Coramae Richey Mann (1931-2004) was a professor emeritus of criminal justice at the University of Illinois at Chicago. She argued vehemently that the United States criminal justice system was racist.

Mann criticized the arguments of William Wilbanks (in his book The Myth of a Racist Criminal Justice System (1987)), countering in her 1989 book Unequal Justice that Wilbanks' reliance on quantitative and statistical data hides the reality of racism.

==Early life==
Coramae Richey-Mann was born in Chicago, Illinois on January 25, 1931. She gained undergraduate (1956) and graduate (1961) degrees in Clinical Psychology from Roosevelt University. Her doctorate in sociology (with an emphasis in Criminology) was awarded by the University of Illinois at Chicago in 1976.

==Bibliography==
- Mann, Coramae Richey. Female Crime and Delinquency (Tuscaloosa: University of Alabama, 1984) ISBN 0-8173-0144-5
- Mann, Coramae Richey. Unequal Justice: A Question of Color (Bloomington: Indiana University, 1988) ISBN 0-253-33676-7
- Mann, Coramae Richey.
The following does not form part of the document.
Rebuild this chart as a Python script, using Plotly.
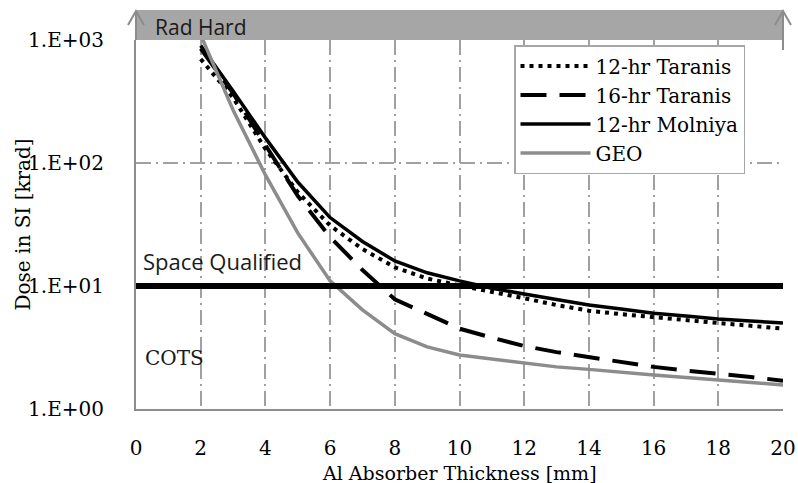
import plotly.graph_objects as go

thickness = [2, 3, 4, 5, 6, 7, 8, 9, 10, 11, 12, 13, 14, 15, 16, 17, 18, 19, 20]
taranis12 = [700, 340, 130, 58, 31, 20, 14.2, 11.5, 10.1, 9.0, 7.95, 7.0, 6.3, 5.9, 5.55, 5.25, 5.0, 4.75, 4.5]
taranis16 = [850, 370, 140, 54, 25, 13.5, 7.8, 5.9, 4.5, 3.8, 3.25, 2.9, 2.65, 2.4, 2.2, 2.05, 1.95, 1.82, 1.7]
molniya12 = [900, 385, 160, 70, 36, 23, 16, 12.8, 11.0, 9.6, 8.6, 7.7, 7.0, 6.5, 6.0, 5.7, 5.4, 5.2, 5.0]
geo = [1100, 270, 80, 27, 11, 6.4, 4.1, 3.2, 2.75, 2.55, 2.36, 2.2, 2.1, 1.98, 1.89, 1.8, 1.72, 1.64, 1.57]

series_names = ["12-hr Taranis", "16-hr Taranis", "12-hr Molniya", "GEO"]
x_ticks = [0, 2, 4, 6, 8, 10, 12, 14, 16, 18, 20]
y_tickvals = [1, 10, 100, 1000]
y_ticktext = ["1.E+00", "1.E+01", "1.E+02", "1.E+03"]
space_qualified_level = 10

SERIF = "DejaVu Serif"
SANS = "Open Sans"
GRID = "#a0a0a0"
AXIS = "#8c8c8c"

fig = go.Figure()
styles = [
    dict(color="black", width=4, dash="4px,5px"),
    dict(color="black", width=4, dash="26px,13px"),
    dict(color="black", width=3.5),
    dict(color="#8c8c8c", width=3.5),
]
for name, ys, st in zip(series_names, [taranis12, taranis16, molniya12, geo], styles):
    fig.add_trace(go.Scatter(x=thickness, y=ys, mode="lines", name=name, line=st))

# Space Qualified threshold line
fig.add_trace(go.Scatter(x=[0, 20], y=[space_qualified_level] * 2, mode="lines",
                         line=dict(color="black", width=6), showlegend=False, hoverinfo="skip"))

L, R, T, B = 136, 783, 40, 409
W, H = 798, 483
pw, ph = R - L, B - T

def px(xp):
    return (xp - L) / pw

def py(yp):
    return (B - yp) / ph

shapes = []
# Rad Hard band
shapes.append(dict(type="rect", xref="paper", yref="paper", x0=px(137), x1=px(783), y0=py(40), y1=py(10),
                   fillcolor="#a6a6a6", line=dict(width=0), layer="above"))
# arrows
for xa, top, bot in [(136, 11, 40), (783, 11, 50)]:
    shapes.append(dict(type="line", xref="paper", yref="paper", x0=px(xa), x1=px(xa), y0=py(bot), y1=py(top),
                       line=dict(color=AXIS, width=2), layer="above"))
    path = f"M {px(xa-8)} {py(top+14)} L {px(xa)} {py(top)} L {px(xa+8)} {py(top+14)}"
    shapes.append(dict(type="path", xref="paper", yref="paper", path=path,
                       line=dict(color=AXIS, width=2), layer="above"))

annotations = [
    dict(text="Rad Hard", xref="paper", yref="paper", x=px(153), y=py(27), xanchor="left", yanchor="middle",
         showarrow=False, font=dict(family=SANS, size=21, color="#1a1a1a")),
    dict(text="Space Qualified", xref="paper", yref="paper", x=px(141), y=py(261), xanchor="left", yanchor="middle",
         showarrow=False, font=dict(family=SANS, size=22, color="#1a1a1a")),
    dict(text="COTS", xref="paper", yref="paper", x=px(143), y=py(358), xanchor="left", yanchor="middle",
         showarrow=False, font=dict(family=SERIF, size=20, color="#1a1a1a")),
    dict(text="Al Absorber Thickness [mm]", xref="paper", yref="paper", x=0.5, y=py(486),
         xanchor="center", yanchor="bottom", showarrow=False, font=dict(family=SERIF, size=19, color="black")),
    dict(text="Dose in SI [krad]", xref="paper", yref="paper", x=px(22), y=0.5, textangle=-90,
         xanchor="center", yanchor="middle", showarrow=False, font=dict(family=SERIF, size=20, color="black")),
]

fig.update_layout(
    width=W, height=H,
    margin=dict(l=L, r=W - R, t=T, b=H - B, pad=0),
    paper_bgcolor="white", plot_bgcolor="white",
    shapes=shapes, annotations=annotations,
    font=dict(family=SERIF, size=20, color="black"),
    showlegend=True,
    legend=dict(x=px(514), y=py(45), xanchor="left", yanchor="top",
                bgcolor="white", bordercolor="#a6a6a6", borderwidth=1.5,
                font=dict(family=SERIF, size=20, color="black"),
                itemwidth=70, tracegroupgap=0),
    xaxis=dict(range=[0, 20], tickvals=x_ticks, showgrid=True, gridcolor=GRID, griddash="15px,5px,2px,5px",
               gridwidth=1.5, showline=True, linecolor=AXIS, linewidth=2, zeroline=False,
               ticks="", ticklabelstandoff=20, automargin=False, tickfont=dict(size=20)),
    yaxis=dict(type="log", range=[0, 3], tickvals=y_tickvals, ticktext=y_ticktext, showgrid=True,
               gridcolor=GRID, griddash="15px,5px,2px,5px", gridwidth=1.5, automargin=False,
               showline=True, linecolor=AXIS, linewidth=2, zeroline=False, ticks="", ticklabelstandoff=26,
               tickfont=dict(size=20)),
)

fig.write_html("out.html")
When Women Kill (Albany: State University of New York, 1996) ISBN 0-7914-2812-5
- Mann, Coramae Richey; Zatz, Marjorie S. Images of Color, Images of Crime: Readings (Los Angeles: Roxbury, 1998) ISBN 1-891487-58-2

==Recognition==
The Division on People of Color and Crime of the American Society of Criminology presents the annual Coramae Richey Mann Award recognizing professional members of the Division who have made outstanding contributions of scholarship on race/ethnicity, crime, and justice.